Les pregunté si los padres podían demandar el aborto en contra de la voluntad de la madre. Se escandalizaron.
Les pregunté si la madre podía abortar contra la voluntad del padre. Les pareció obvio. Les pregunté si entonces todavía creían en que a un padre se le puede exigir legalmente hacerse cargo de un hijo que él no quiso. Lanzaron gritos de guerra.
Me dijeron que era un tema de países progresistas.
Les pregunté si estaban de acuerdo con todas las políticas de esos países. Negaron rotundamente. No vieron nada raro en eso.
Me dijeron que nadie podía obligar a una mujer a ser madre. Estuve de acuerdo.
Pero les pregunté primero por qué sí se podía obligar a un hombre a ser padre. No entendieron.
Les pregunté si creían que el derecho a decidir estaba por encima del derecho a vivir. Dijeron que era relativo.

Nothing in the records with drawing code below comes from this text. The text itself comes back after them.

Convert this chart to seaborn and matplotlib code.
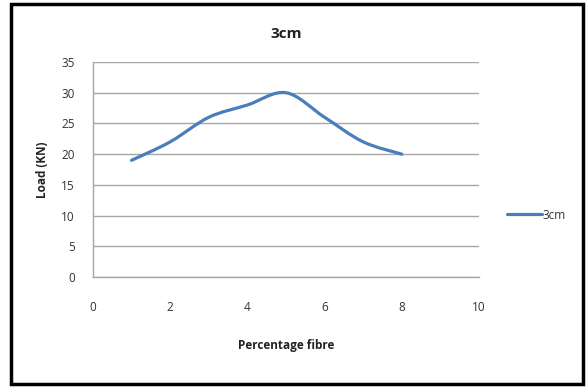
import numpy as np
import pandas as pd
import seaborn as sns
import matplotlib
matplotlib.use("Agg")
import matplotlib.pyplot as plt
from matplotlib.path import Path
from matplotlib.patches import PathPatch, Rectangle

fibre = [1, 2, 3, 4, 5, 6, 7, 8]
load = [19, 22, 26, 28, 30, 26, 22, 20]
series_name = "3cm"
x_ticks = [0, 2, 4, 6, 8, 10]
y_ticks = [0, 5, 10, 15, 20, 25, 30, 35]

sns.set_style("white")
plt.rcParams['font.family'] = ['Open Sans', 'DejaVu Sans']

fig = plt.figure(figsize=(5.87, 3.87), dpi=100)
ax = fig.add_axes([0.1584, 0.2842, 0.816 - 0.1584, 0.8398 - 0.2842])

df = pd.DataFrame({"fibre": fibre, "load": load})
color = "#4A7EBB"
sns.lineplot(data=df, x="fibre", y="load", ax=ax, color=color, linewidth=2.3, label=series_name)
line = ax.get_lines()[0]

leg = ax.legend(loc="center left", bbox_to_anchor=(1.06, 0.288), frameon=False,
                fontsize=8.5, handlelength=3.0, handletextpad=0.0, borderaxespad=0.0,
                labelcolor="#333333")
line.set_visible(False)

# smoothed (Catmull-Rom -> Bezier) curve through the data points
xs = np.asarray(fibre, float)
ys = np.asarray(load, float)
n = len(xs)
verts = [(xs[0], ys[0])]
codes = [Path.MOVETO]
for i in range(n - 1):
    p0 = (xs[max(i - 1, 0)], ys[max(i - 1, 0)])
    p1 = (xs[i], ys[i])
    p2 = (xs[i + 1], ys[i + 1])
    p3 = (xs[min(i + 2, n - 1)], ys[min(i + 2, n - 1)])
    t = 1 / 6
    c1 = (p1[0] + (p2[0] - p0[0]) * t, p1[1] + (p2[1] - p0[1]) * t)
    c2 = (p2[0] - (p3[0] - p1[0]) * t, p2[1] - (p3[1] - p1[1]) * t)
    verts += [c1, c2, p2]
    codes += [Path.CURVE4] * 3
ax.add_patch(PathPatch(Path(verts, codes), facecolor="none", edgecolor=color,
                       linewidth=2.3, capstyle="round", joinstyle="round", zorder=3))

ax.set_xlim(0, 10)
ax.set_ylim(0, 35)
ax.set_xticks(x_ticks)
ax.set_yticks(y_ticks)
ax.yaxis.grid(True, color="#A6A6A6", linewidth=1.0)
ax.xaxis.grid(False)
for s in ["top", "right"]:
    ax.spines[s].set_visible(False)
for s in ["left", "bottom"]:
    ax.spines[s].set_color("#A6A6A6")
    ax.spines[s].set_linewidth(1.0)
ax.tick_params(axis="both", length=0, labelsize=8.5, colors="#333333")
ax.tick_params(axis="y", pad=13)
ax.tick_params(axis="x", pad=17)

ax.set_xlabel("Percentage fibre", fontsize=8.5, fontweight="bold", labelpad=18, color="#222222")
ax.set_ylabel("Load (KN)", fontsize=8.5, fontweight="bold", labelpad=9, color="#222222")
ax.set_title("3cm", fontsize=11, fontweight="bold", pad=17, color="#222222")

# outer chart frame
fig.patches.append(Rectangle((11 / 587, 3 / 387), (583 - 11) / 587, (383 - 3) / 387,
                             transform=fig.transFigure, fill=False,
                             edgecolor="black", linewidth=2.5, zorder=10))

fig.savefig("out.png", dpi=100)
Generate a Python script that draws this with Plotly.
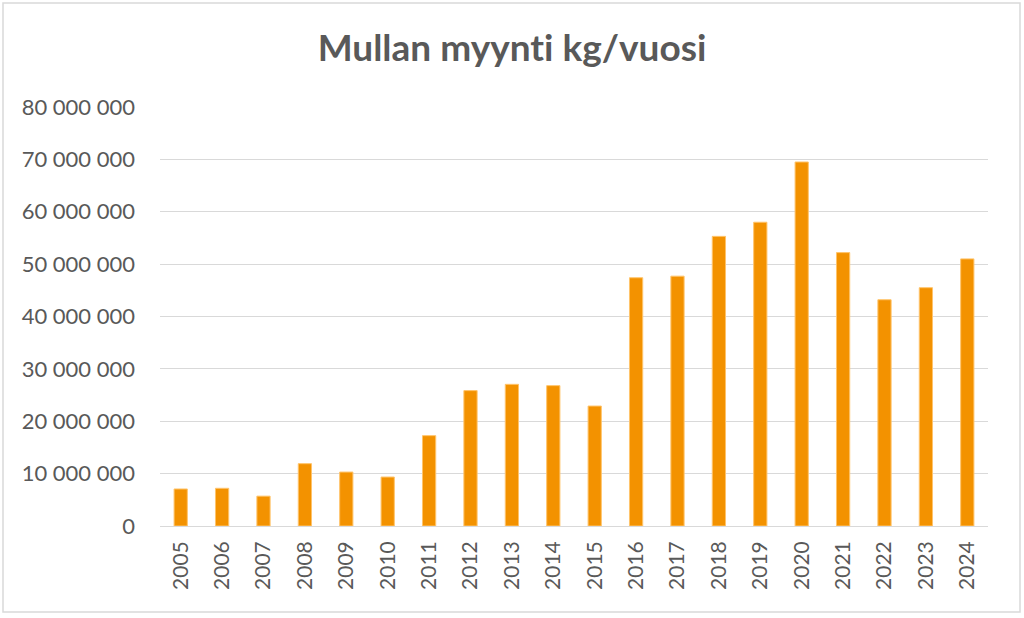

Les pregunté por qué, mejor, no buscamos una propuesta superadora que respete las 2 vidas y la elección de los padres a no hacerse cargo.
Me dijeron que no les hable de adopción.
Les pregunté por qué. Callaron. Les insistí en por qué no mejorábamos el sistema de adopción. Me dijeron que era imposible. Les comenté de otros países donde se hacía. No quisieron escuchar. Les mencioné proyectos de ley en nuestro país para mejorar el sistema. Pero nadie había hecho pañuelos por ese proyecto. Tampoco ahora.
Las vi vestidas todas de un mismo color, vitoreando a su equipo, agradeciéndole las emociones que les hizo vivir.
Les dije que había ahí un fenómeno de masificación, y me llamaron racionalista.
Les pregunté si no seguían sin cuestionar lo que la masa, manipulada por medios y poderes, les proponía. Me llamaron nuevamente dogmático. Sí. A mí.
Me di cuenta entonces que eran todas excusas. Que directamente la vida no les importaba. Ni la de los seres humanos en gestación ni la de las gestantes. Si no, habrían dudado. Si no, habrían escuchado. Si no, habrían investigado. Si no, habrían militado por propuestas superadoras. Pero no. No les importa.
Las chicas sólo quieren poder matar. Los chicos sólo quieren desentenderse y no hacerse responsables.
Qué triste que después de tanto feminismo crean que sólo pudiendo matar serán empoderadas. O peor: Que no crean nada; que no se hayan animado a detenerse a pensar.